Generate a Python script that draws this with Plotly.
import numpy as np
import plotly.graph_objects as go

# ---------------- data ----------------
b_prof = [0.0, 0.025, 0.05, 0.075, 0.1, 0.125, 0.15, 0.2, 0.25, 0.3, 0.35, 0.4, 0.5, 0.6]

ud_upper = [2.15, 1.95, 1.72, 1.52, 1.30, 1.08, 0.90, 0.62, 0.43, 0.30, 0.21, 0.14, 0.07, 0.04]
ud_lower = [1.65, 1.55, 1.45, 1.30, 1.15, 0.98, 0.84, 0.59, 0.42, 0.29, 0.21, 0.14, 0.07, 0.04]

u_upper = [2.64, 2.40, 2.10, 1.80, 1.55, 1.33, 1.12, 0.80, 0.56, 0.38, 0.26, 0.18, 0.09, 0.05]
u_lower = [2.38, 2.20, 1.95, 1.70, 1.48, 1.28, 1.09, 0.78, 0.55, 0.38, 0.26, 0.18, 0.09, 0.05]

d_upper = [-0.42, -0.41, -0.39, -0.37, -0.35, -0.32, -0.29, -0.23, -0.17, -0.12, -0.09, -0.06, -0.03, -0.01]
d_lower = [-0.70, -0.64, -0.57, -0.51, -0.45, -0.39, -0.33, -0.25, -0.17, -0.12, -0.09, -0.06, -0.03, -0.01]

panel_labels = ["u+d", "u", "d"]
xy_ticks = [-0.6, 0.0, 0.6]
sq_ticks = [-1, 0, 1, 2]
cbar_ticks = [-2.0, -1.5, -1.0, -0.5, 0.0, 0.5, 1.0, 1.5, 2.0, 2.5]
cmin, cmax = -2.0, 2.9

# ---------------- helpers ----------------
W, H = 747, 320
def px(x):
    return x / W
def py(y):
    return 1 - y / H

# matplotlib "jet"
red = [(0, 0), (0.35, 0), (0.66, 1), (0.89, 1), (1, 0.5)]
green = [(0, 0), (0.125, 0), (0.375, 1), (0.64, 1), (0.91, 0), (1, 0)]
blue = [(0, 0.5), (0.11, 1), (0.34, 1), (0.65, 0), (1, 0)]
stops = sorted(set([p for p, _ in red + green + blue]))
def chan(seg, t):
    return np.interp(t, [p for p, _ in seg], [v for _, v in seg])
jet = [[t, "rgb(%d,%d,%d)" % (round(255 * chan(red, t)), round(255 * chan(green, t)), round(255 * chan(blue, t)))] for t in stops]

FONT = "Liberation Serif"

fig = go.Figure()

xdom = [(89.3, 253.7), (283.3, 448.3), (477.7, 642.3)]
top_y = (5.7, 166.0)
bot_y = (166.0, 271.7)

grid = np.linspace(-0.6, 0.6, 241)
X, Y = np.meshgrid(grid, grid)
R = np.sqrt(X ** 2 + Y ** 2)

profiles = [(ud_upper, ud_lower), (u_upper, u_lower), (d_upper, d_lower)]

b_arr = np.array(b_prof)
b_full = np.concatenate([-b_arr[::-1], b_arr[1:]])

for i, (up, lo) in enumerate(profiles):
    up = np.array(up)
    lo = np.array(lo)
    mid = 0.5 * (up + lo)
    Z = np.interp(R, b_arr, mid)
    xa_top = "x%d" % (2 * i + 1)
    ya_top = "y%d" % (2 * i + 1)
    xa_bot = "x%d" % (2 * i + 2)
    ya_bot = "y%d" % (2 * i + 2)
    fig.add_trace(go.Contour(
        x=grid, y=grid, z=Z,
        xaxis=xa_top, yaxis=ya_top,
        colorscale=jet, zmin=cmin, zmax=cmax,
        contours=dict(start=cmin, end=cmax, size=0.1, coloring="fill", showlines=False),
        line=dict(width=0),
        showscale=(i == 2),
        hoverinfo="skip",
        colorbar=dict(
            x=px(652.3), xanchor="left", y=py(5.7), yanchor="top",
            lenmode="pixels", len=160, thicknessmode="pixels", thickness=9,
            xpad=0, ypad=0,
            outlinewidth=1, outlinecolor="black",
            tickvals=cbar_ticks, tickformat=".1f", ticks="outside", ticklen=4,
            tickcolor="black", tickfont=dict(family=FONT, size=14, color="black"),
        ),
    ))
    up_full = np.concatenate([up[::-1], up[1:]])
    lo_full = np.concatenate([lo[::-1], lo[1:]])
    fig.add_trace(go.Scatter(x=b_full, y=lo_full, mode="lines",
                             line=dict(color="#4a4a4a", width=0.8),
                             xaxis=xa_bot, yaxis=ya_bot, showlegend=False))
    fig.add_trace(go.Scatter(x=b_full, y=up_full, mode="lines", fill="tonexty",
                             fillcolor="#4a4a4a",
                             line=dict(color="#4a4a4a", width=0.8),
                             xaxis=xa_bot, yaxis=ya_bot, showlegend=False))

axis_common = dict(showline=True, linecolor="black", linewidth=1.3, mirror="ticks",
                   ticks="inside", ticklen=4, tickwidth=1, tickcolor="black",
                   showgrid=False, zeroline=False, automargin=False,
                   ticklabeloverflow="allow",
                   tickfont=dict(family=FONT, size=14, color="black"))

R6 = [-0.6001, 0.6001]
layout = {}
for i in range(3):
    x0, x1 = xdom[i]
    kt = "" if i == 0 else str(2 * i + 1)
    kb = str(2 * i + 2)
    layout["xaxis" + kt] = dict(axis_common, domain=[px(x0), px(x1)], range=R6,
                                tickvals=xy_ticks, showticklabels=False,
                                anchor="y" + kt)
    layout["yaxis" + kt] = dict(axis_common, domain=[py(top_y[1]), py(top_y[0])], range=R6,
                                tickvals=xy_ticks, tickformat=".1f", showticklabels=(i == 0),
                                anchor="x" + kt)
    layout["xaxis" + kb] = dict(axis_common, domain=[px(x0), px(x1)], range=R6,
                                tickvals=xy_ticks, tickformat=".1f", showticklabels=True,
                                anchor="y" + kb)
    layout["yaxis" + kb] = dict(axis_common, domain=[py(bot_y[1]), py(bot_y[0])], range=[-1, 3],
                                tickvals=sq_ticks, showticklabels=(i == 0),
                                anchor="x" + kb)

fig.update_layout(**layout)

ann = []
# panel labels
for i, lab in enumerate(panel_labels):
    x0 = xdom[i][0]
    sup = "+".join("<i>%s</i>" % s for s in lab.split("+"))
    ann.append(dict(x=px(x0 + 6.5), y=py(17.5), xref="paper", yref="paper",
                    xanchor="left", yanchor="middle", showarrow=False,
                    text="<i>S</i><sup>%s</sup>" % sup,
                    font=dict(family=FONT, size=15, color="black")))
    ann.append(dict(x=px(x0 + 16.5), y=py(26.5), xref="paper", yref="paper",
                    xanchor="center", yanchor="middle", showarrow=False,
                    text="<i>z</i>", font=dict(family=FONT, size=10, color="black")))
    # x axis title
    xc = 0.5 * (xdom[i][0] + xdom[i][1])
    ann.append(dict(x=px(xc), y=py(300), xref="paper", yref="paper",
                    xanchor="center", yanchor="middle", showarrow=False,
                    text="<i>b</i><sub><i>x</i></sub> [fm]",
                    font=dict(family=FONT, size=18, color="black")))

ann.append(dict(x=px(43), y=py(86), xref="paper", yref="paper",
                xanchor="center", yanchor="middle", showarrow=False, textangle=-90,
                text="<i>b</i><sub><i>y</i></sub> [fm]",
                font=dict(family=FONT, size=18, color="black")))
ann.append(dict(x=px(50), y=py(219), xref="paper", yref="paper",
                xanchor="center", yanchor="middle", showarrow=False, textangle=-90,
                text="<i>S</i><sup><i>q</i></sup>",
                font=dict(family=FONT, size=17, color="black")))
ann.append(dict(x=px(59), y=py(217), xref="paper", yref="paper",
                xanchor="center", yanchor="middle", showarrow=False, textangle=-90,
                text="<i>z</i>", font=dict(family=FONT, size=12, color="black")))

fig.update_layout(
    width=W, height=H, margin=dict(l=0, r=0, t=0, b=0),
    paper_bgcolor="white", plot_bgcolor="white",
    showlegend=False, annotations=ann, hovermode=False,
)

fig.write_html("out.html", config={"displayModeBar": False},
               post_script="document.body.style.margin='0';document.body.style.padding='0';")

--

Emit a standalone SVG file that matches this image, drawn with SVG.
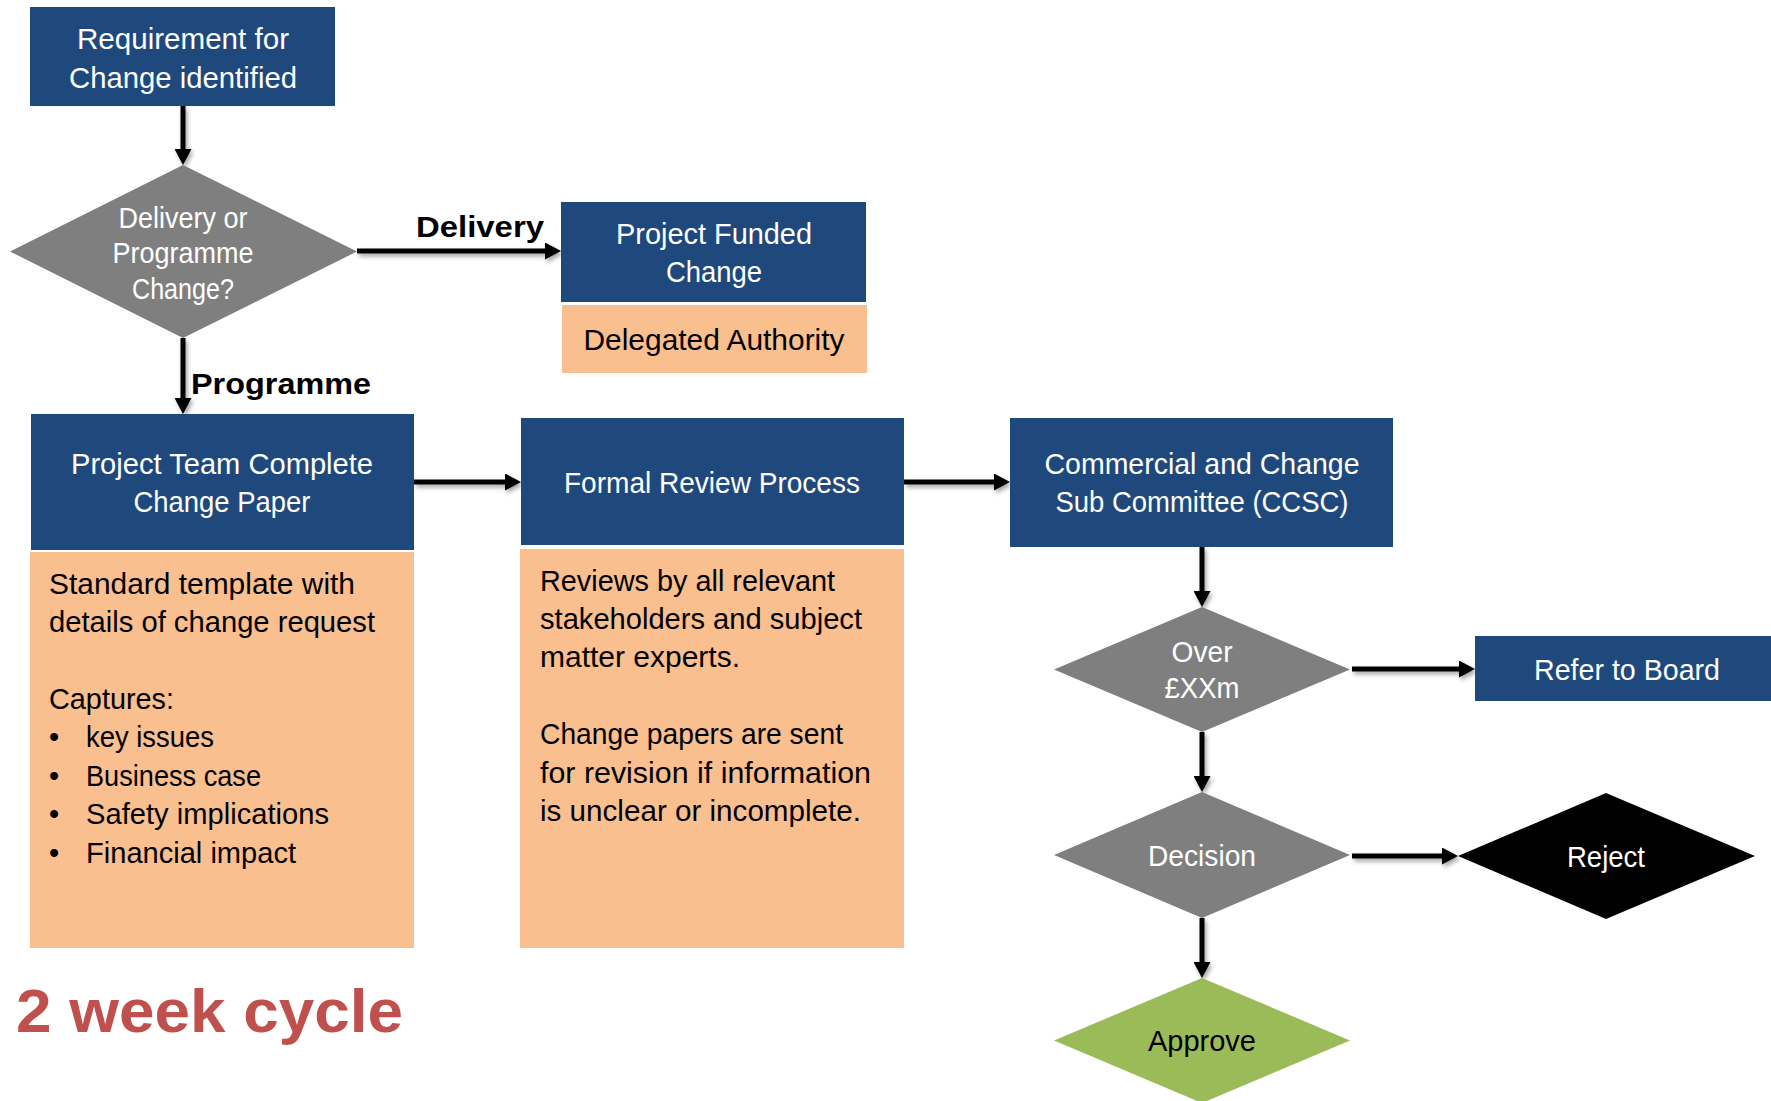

▶ Task requirements: Output the section opening with the line that has "Generate a Python" and closing with the line that has "0.29, 0.21, 0.14, 0.07, 0.04]". Keep both end lines and leave out the rest.

▶ Answer for this exercise:
Generate a Python script that draws this with Plotly.
import numpy as np
import plotly.graph_objects as go

# ---------------- data ----------------
b_prof = [0.0, 0.025, 0.05, 0.075, 0.1, 0.125, 0.15, 0.2, 0.25, 0.3, 0.35, 0.4, 0.5, 0.6]

ud_upper = [2.15, 1.95, 1.72, 1.52, 1.30, 1.08, 0.90, 0.62, 0.43, 0.30, 0.21, 0.14, 0.07, 0.04]
ud_lower = [1.65, 1.55, 1.45, 1.30, 1.15, 0.98, 0.84, 0.59, 0.42, 0.29, 0.21, 0.14, 0.07, 0.04]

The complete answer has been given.